We couldn’t leave the pages in place and just label them as sold, with links to other merchants’ identical-product listings. While good for users and Googlebot, it would burden the server heavily given the size and volume of this site.
Instead, we had to redirect these expiring classified listings. The priority list for 301 permanent redirects was as follows:
1. Exact-Product overview page that links to listings from several merchants. So an expired Nike Air Jordan 1991 Red Men’s Shoe product listing would send visitors to the Nike Air Jordan 1991 Red Men’s product overview page.
2. If such a page didn’t exist, a redirect to the deepest subcategory (i.e. from breadcrumb navigation) would be shown.
3. In the absence of a subcategory, a category page would be the redirect’s target.
4. In the absence of a relevant category, the general “Pick A Category” page would be shown.
Google showed us three URLs that it said were soft 404s, and indeed they were right with regards to two.
Those two redirected to the Pick A Category page. While that used to be acceptable and even widely advised SEO practice for the sake of maintaining traffic, Google’s realized it’s not an ideal user experience.
So Google tells you that such redirects (in their example, to one’s home page) are no good.
Fair enough, we’ll change that to 410 errors and hopefully make up the lost traffic on any specific rankings with increased indexing and longtail traffic to other product detail pages.
But the third page was perplexing – it redirected from a product detail page to a page that listed classified ads for exactly the same product. It wasn’t clear why Google thought this was a soft 404? A false positive from Google, clearly.
This lead me to write the following analysis for the client:
I looked around, checked out SEOmoz Pro and Google help and used my noggin. Here’s my analysis:
1) Generally, soft 404 is when there’s a 200 response even though the content isn’t there.
2) Google’s help pages also talk about redirecting to the home page as being a soft 404 – so we know that it’s not just 200 responses but also 301 that can cause soft 404s.
3) How does Google detect that there’s a soft 404? It checks if the content of the page says that the file is not found or otherwise says that an error took place.
ALSO – It seems it can look for content that is too different – as in 2). So probably it’s looking at title tags, headers, images, and content similarity.
If you look at the first soft 404 page (— edited to protect the innocent—), it’s more surprising because that category/search result shows exactly the products someone is searching for.
However, if you look at the html code, neither the title nor the headers (h1 h2 etc) reflect the product searched for. So for a robot, it’s not clear that the page it gets redirected to is about the same topic as the page it tried to fetch.
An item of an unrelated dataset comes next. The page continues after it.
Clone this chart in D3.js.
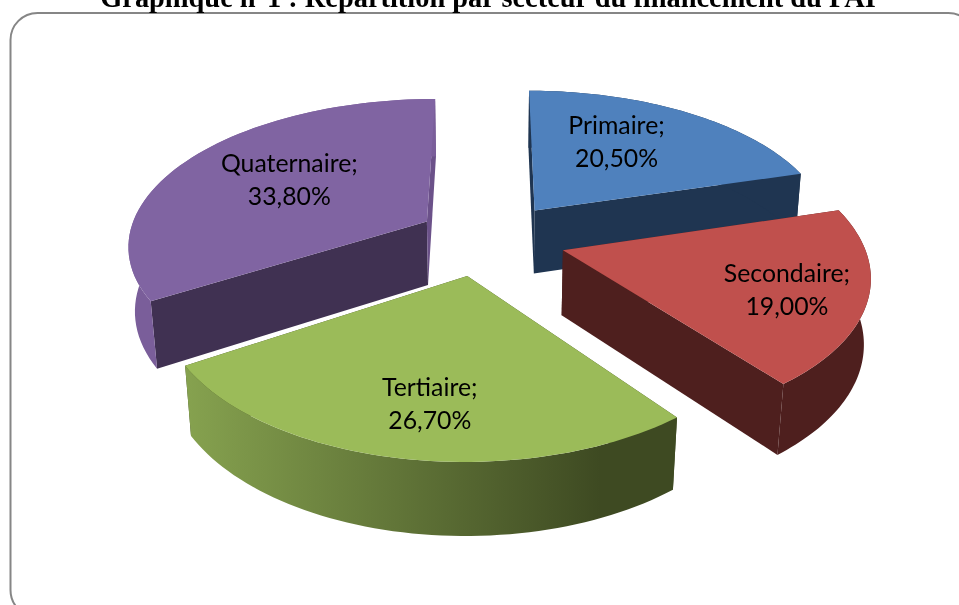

Therefore, the solution I propose to fix the soft 404 errors is:
For products that are gone and redirect to perfectly accurate subcategories or model pages, to edit pages of that type (is it search results? something else? product-overview page?) and include the keywords in the important areas for SEO: title, h1 and let the on page content take care of the rest.
On a related note to the above, I suggest changing the css/coding around so that on category pages, not just product pages, the product name is in a large-font size h1. Currently they’re not in h1s at all. And other things that are not really important (e.g. non-category-specific sidebar headings) should not be h2.
Ex.: “Brand” “Color” etc should not be in h2, because that tells Google the wrong message about the page’s topic. They can still be in a larger font via css, but preferably not
Another benefit of making the category keyword a prominent h1 heading visible on the page is that this should hopefully help reduce bounce
For product pages that are currently redirecting to the pick a category page, or a regular category page, let’s eliminate the 301 and just do a 410 gone .
In any case, Google is not treating them like 301s, so we may as well try and do what Google’s asking and show 410. On the 410 page, we can still show links to the relevant category page as well as the pick a category page.
For product pages that are currently redirecting to product-overview pages, let’s make sure the model pages have h1s set up right.
For product pages that are redirecting to subcategories, can we prioritize the same exact same product to show up first?